Extracted data:
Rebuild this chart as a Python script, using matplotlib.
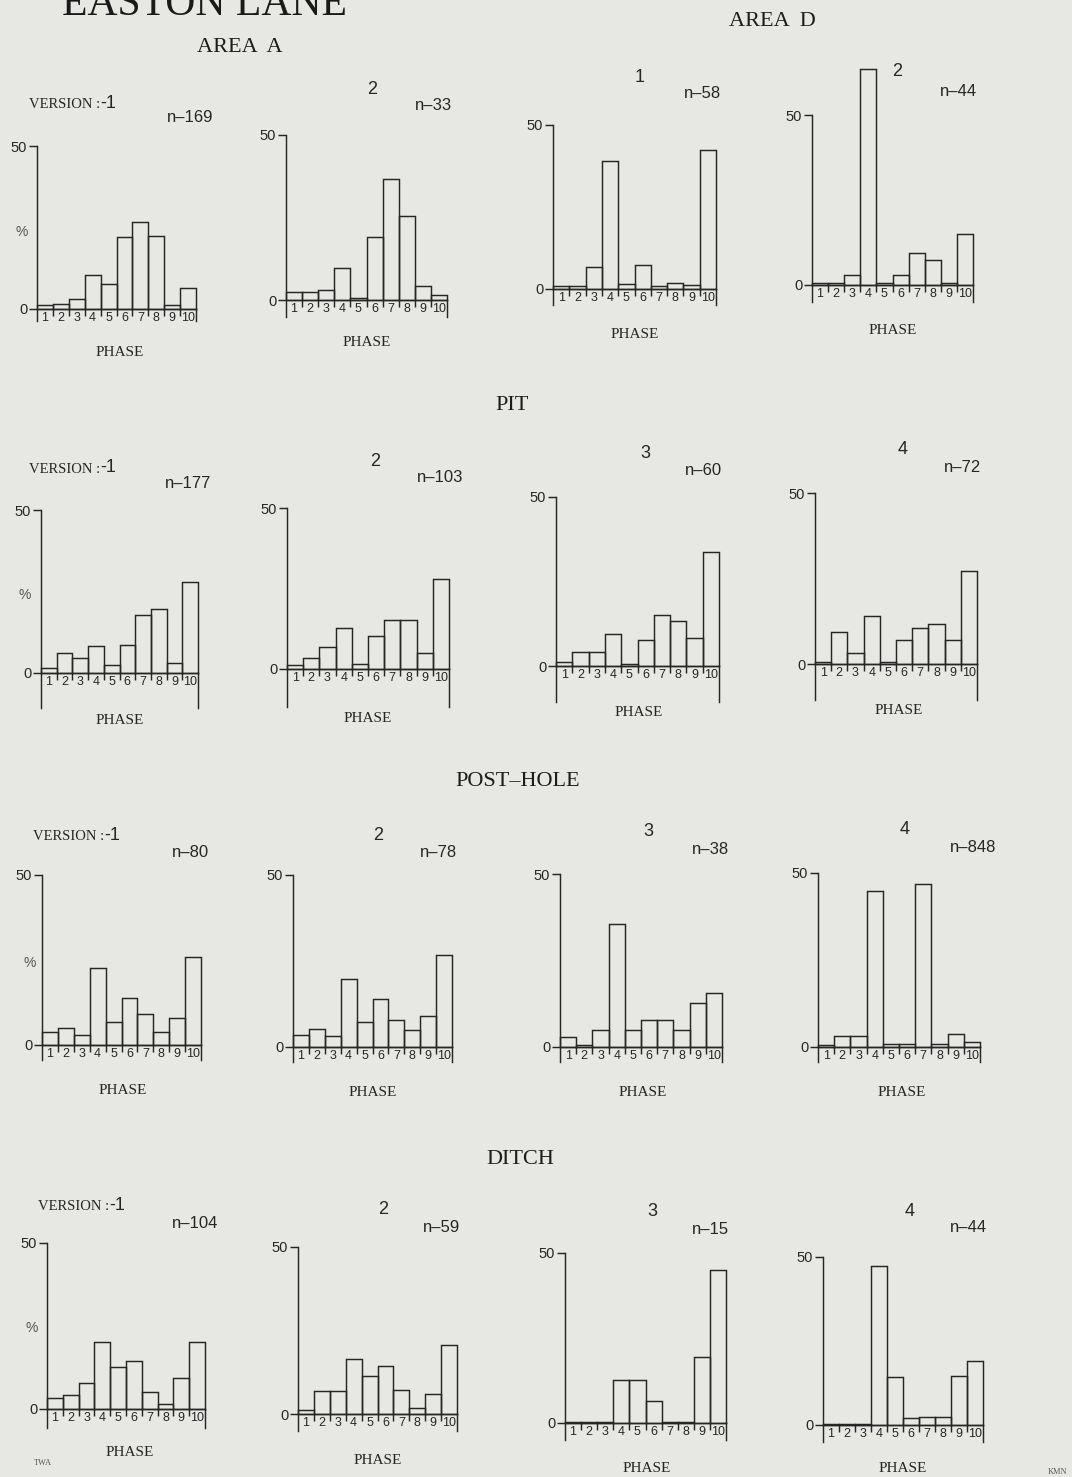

---

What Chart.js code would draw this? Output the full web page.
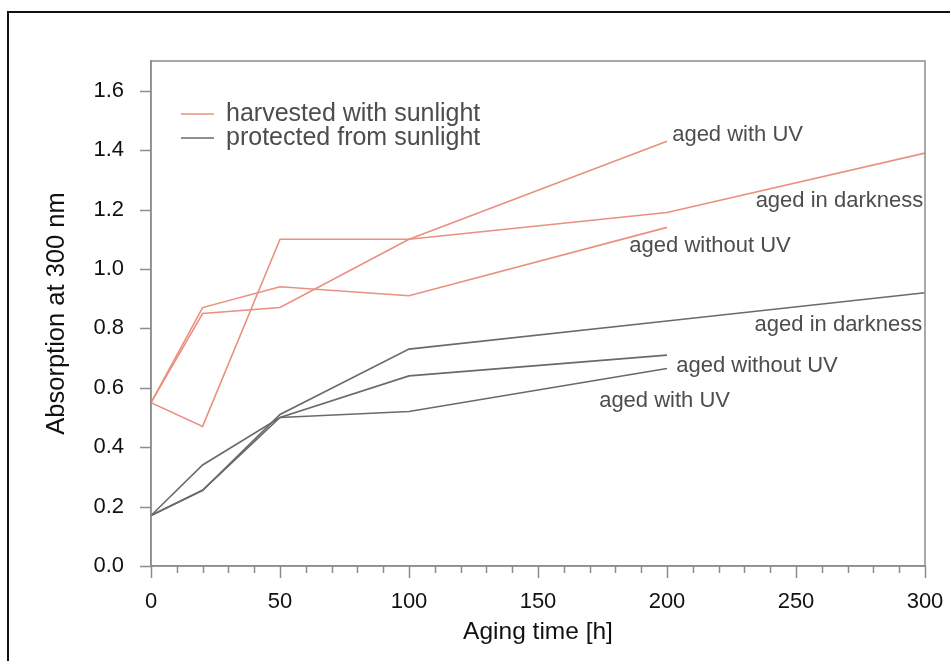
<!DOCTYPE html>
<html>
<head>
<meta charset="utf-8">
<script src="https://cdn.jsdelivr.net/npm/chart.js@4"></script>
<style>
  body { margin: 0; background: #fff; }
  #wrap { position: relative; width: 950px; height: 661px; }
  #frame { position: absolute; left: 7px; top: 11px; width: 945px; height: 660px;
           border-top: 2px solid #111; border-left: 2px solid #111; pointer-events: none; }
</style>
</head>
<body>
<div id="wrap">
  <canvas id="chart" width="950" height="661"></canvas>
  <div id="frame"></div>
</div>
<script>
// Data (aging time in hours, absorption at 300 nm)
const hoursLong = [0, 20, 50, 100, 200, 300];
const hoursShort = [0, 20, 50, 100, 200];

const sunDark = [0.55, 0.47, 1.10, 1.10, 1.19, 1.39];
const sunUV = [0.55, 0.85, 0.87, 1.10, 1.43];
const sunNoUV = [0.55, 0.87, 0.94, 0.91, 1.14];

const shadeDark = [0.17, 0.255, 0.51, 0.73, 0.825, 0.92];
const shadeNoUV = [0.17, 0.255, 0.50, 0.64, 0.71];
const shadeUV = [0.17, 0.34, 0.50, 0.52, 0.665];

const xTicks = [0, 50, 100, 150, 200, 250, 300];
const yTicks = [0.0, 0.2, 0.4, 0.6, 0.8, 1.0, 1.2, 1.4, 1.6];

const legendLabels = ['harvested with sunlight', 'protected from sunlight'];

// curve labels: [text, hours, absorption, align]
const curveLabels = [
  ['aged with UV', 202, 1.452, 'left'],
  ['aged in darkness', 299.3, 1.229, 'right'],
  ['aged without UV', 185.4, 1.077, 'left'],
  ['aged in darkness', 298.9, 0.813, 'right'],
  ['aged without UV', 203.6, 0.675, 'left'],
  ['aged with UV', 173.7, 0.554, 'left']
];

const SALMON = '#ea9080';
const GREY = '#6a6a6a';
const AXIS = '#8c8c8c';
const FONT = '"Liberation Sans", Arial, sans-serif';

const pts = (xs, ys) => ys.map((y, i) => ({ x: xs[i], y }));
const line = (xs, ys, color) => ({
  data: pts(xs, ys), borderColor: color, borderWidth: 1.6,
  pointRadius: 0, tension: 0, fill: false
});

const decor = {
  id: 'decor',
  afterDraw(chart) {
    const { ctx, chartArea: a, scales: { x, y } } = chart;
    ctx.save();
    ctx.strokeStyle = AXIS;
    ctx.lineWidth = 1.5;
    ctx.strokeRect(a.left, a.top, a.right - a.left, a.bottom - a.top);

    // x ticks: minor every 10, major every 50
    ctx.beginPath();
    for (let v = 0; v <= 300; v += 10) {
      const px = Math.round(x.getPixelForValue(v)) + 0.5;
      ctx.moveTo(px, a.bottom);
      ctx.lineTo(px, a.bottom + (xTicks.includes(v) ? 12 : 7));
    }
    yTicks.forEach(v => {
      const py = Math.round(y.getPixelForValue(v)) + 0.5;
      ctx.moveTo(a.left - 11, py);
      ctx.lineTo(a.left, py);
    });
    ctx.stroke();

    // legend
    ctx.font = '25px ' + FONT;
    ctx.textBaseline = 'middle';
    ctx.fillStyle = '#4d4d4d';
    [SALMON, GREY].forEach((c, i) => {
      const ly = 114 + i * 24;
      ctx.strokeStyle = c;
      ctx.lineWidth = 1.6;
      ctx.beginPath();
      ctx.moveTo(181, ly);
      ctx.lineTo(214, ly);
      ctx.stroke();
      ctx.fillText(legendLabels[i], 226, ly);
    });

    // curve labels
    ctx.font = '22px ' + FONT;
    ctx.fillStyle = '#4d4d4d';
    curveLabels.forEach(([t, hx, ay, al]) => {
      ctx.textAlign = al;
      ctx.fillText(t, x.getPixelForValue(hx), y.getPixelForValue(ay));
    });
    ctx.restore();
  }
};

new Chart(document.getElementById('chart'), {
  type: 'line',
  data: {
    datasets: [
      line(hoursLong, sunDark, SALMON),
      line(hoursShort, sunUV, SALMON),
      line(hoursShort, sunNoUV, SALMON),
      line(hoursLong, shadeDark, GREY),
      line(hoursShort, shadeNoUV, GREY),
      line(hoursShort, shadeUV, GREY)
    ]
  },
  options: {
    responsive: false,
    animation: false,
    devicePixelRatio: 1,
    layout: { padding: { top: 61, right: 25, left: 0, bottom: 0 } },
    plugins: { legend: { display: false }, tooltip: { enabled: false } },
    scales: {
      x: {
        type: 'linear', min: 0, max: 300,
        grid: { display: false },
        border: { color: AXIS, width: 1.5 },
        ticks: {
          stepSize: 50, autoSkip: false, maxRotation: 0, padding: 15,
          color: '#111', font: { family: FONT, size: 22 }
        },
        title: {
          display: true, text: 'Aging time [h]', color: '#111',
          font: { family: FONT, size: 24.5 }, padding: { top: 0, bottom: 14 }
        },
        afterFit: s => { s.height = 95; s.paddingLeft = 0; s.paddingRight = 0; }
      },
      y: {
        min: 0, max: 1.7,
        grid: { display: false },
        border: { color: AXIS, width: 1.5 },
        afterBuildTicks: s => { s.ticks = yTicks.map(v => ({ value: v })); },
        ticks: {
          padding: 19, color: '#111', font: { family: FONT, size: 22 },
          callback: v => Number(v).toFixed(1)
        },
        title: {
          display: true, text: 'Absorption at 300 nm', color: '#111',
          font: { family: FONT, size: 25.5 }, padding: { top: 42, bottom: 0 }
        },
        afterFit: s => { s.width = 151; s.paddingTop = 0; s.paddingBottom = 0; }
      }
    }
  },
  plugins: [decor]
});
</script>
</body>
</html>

Work instructions:
In the listing above, find the line with "What Chart.js code" and the line with "ctx.strokeRect(a.left, a.top, a.right". Set down exactly those lines and everything between them, skipping pictures.

Answer to this problem:
What Chart.js code would draw this? Output the full web page.
<!DOCTYPE html>
<html>
<head>
<meta charset="utf-8">
<script src="https://cdn.jsdelivr.net/npm/chart.js@4"></script>
<style>
  body { margin: 0; background: #fff; }
  #wrap { position: relative; width: 950px; height: 661px; }
  #frame { position: absolute; left: 7px; top: 11px; width: 945px; height: 660px;
           border-top: 2px solid #111; border-left: 2px solid #111; pointer-events: none; }
</style>
</head>
<body>
<div id="wrap">
  <canvas id="chart" width="950" height="661"></canvas>
  <div id="frame"></div>
</div>
<script>
// Data (aging time in hours, absorption at 300 nm)
const hoursLong = [0, 20, 50, 100, 200, 300];
const hoursShort = [0, 20, 50, 100, 200];

const sunDark = [0.55, 0.47, 1.10, 1.10, 1.19, 1.39];
const sunUV = [0.55, 0.85, 0.87, 1.10, 1.43];
const sunNoUV = [0.55, 0.87, 0.94, 0.91, 1.14];

const shadeDark = [0.17, 0.255, 0.51, 0.73, 0.825, 0.92];
const shadeNoUV = [0.17, 0.255, 0.50, 0.64, 0.71];
const shadeUV = [0.17, 0.34, 0.50, 0.52, 0.665];

const xTicks = [0, 50, 100, 150, 200, 250, 300];
const yTicks = [0.0, 0.2, 0.4, 0.6, 0.8, 1.0, 1.2, 1.4, 1.6];

const legendLabels = ['harvested with sunlight', 'protected from sunlight'];

// curve labels: [text, hours, absorption, align]
const curveLabels = [
  ['aged with UV', 202, 1.452, 'left'],
  ['aged in darkness', 299.3, 1.229, 'right'],
  ['aged without UV', 185.4, 1.077, 'left'],
  ['aged in darkness', 298.9, 0.813, 'right'],
  ['aged without UV', 203.6, 0.675, 'left'],
  ['aged with UV', 173.7, 0.554, 'left']
];

const SALMON = '#ea9080';
const GREY = '#6a6a6a';
const AXIS = '#8c8c8c';
const FONT = '"Liberation Sans", Arial, sans-serif';

const pts = (xs, ys) => ys.map((y, i) => ({ x: xs[i], y }));
const line = (xs, ys, color) => ({
  data: pts(xs, ys), borderColor: color, borderWidth: 1.6,
  pointRadius: 0, tension: 0, fill: false
});

const decor = {
  id: 'decor',
  afterDraw(chart) {
    const { ctx, chartArea: a, scales: { x, y } } = chart;
    ctx.save();
    ctx.strokeStyle = AXIS;
    ctx.lineWidth = 1.5;
    ctx.strokeRect(a.left, a.top, a.right - a.left, a.bottom - a.top);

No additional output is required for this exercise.